Mainly I'm annoyed because I spent 9 hours at Sainsbury's today, working on a bank holiday after also working on New Year's day. Sainsbury's, it became evident, was the only place in Rustington open, when the entire village and its dog started queuing up at one of the 20 tills open at 3pm. I've only been working there for two weeks over Christmas and I've had enough - thank God I only have one more shift to do on wednesday. I just lost my will to be cheery and overly polite when, at 5:55pm, 5 minutes before closing, the announcement came over for people to come and buy because there was no time left to shop, and I looked down the end of my checkout and saw 5 or 6 people with not just a few bits of shopping queuing up. When the second or third customer came through, and said to me "You're closing early tonight", it took all my strength not to retort 'You should be thankful we're open at all at 6pm on a Bank Holiday, you stupid, old, ungrateful bint'.

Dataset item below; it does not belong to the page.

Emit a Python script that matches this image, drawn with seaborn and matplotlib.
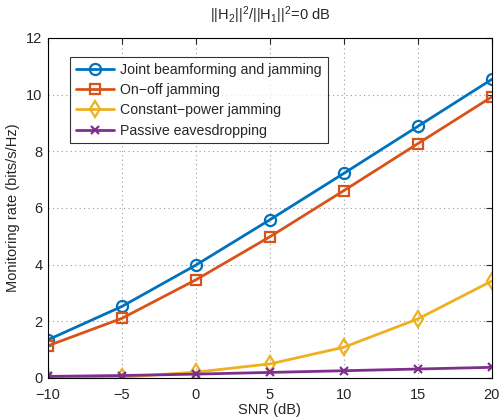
import matplotlib
matplotlib.use("Agg")
import matplotlib.pyplot as plt
import seaborn as sns
import pandas as pd

sns.set_style("white")
plt.rcParams["font.family"] = ["Liberation Sans", "DejaVu Sans"]
plt.rcParams["mathtext.fontset"] = "custom"
plt.rcParams["mathtext.rm"] = "Liberation Sans"
plt.rcParams["mathtext.it"] = "Liberation Sans"

snr = [-10, -5, 0, 5, 10, 15, 20]
joint = [1.34, 2.52, 3.98, 5.58, 7.22, 8.88, 10.54]
onoff = [1.13, 2.1, 3.46, 4.98, 6.61, 8.27, 9.92]
const_power = [0.01, 0.02, 0.2, 0.49, 1.08, 2.08, 3.42]
passive = [0.05, 0.08, 0.13, 0.19, 0.25, 0.31, 0.37]

names = ["Joint beamforming and jamming", "On\u2212off jamming",
         "Constant\u2212power jamming", "Passive eavesdropping"]
series = [joint, onoff, const_power, passive]
colors = ["#0072BD", "#D95319", "#EDB120", "#7E2F8E"]
markers = ["o", "s", "d", "x"]
msizes = [8, 7, 8, 6]

fig = plt.figure(figsize=(5.04, 4.17), dpi=100)
ax = fig.add_axes([0.095, 0.094, 0.881, 0.815])

for name, vals, c, m, ms in zip(names, series, colors, markers, msizes):
    df = pd.DataFrame({"snr": snr, "rate": vals})
    sns.lineplot(data=df, x="snr", y="rate", ax=ax, color=c, marker=m,
                 markersize=ms, mfc="none", mec=c, mew=1.6, lw=2, label=name)

ax.set_xlim(-10, 20)
ax.set_ylim(0, 12)
ax.set_xticks(snr)
ax.set_xticklabels([str(v).replace("-", "\u2212") for v in snr])
ax.set_yticks(range(0, 13, 2))
ax.grid(True, linestyle=(0, (1, 3)), color="#999999", linewidth=0.8)
ax.tick_params(axis="both", direction="in", top=True, right=True,
               labelsize=10.5, length=4, width=0.8)
ax.tick_params(axis="x", pad=7)
ax.tick_params(axis="y", pad=4)
for s in ax.spines.values():
    s.set_color("black")
    s.set_linewidth(0.8)
ax.set_xlabel("SNR (dB)", fontsize=10.5, labelpad=1)
ax.set_ylabel("Monitoring rate (bits/s/Hz)", fontsize=10.5, labelpad=4)
ax.set_title(r"$||\mathrm{H}_2||^2/||\mathrm{H}_1||^2$=0 dB", fontsize=10.5, pad=13)

leg = ax.legend(loc="upper left", bbox_to_anchor=(0.05, 0.944), borderaxespad=0,
                fontsize=10.2, frameon=True, fancybox=False, edgecolor="black",
                handlelength=2.7, borderpad=0.4, labelspacing=0.45, handletextpad=0.45)
leg.get_frame().set_linewidth(0.8)

fig.savefig("out.png", dpi=100)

Anyway, it's because I'm tired - staying up til this hour (1am ish) and having to get up at 9:30 and 8:30 respectively. Tomorrow I've got no such commitment, except for having to write a literature essay...oh.
Still, the initial part of 2006 was great - at a pub for New Year's Eve with friends from college and - bizarrely - my parents who happened to be there with their friends. I don't remember 3 and a half hour worth of drinking, nor why it took me two hours to walk home. Still, I enjoyed New Year's celebrations as I predicted I would in my previous post; much more than Christmas Day.
I ranted then about consumerism, and today we were selling chocolate eggs. Christmas Day, with 3 months of expectation behind it, was only 8 DAYS ago and now it's all about Easter eggs! Admittedly, the big ones are not on sale yet, but all the mini-eggs and truffle eggs and extra eggs that rake in the money for Cadbury's and Nestle etc are out in force already. You can see how very easily, and very quickly, two religious based holidays have become distorted and twisted into universal celebrations of material goods and chocolate, with preceeding sagas, months long, of advertising putting out the message of nothing at all, except to make people not think about what the adverts are asking them to do, and just doing it. Certainly, no one is thinking of the reasons why these dates in December and April are noteworthy in the first place - indeed, I put April as a month because even now, as I criticise, I don't know the exact dates that are important when it comes to Easter.

That said, I LOVE Creme Eggs and I will be buying them from time to time in the next 4 months or so while they're on sale.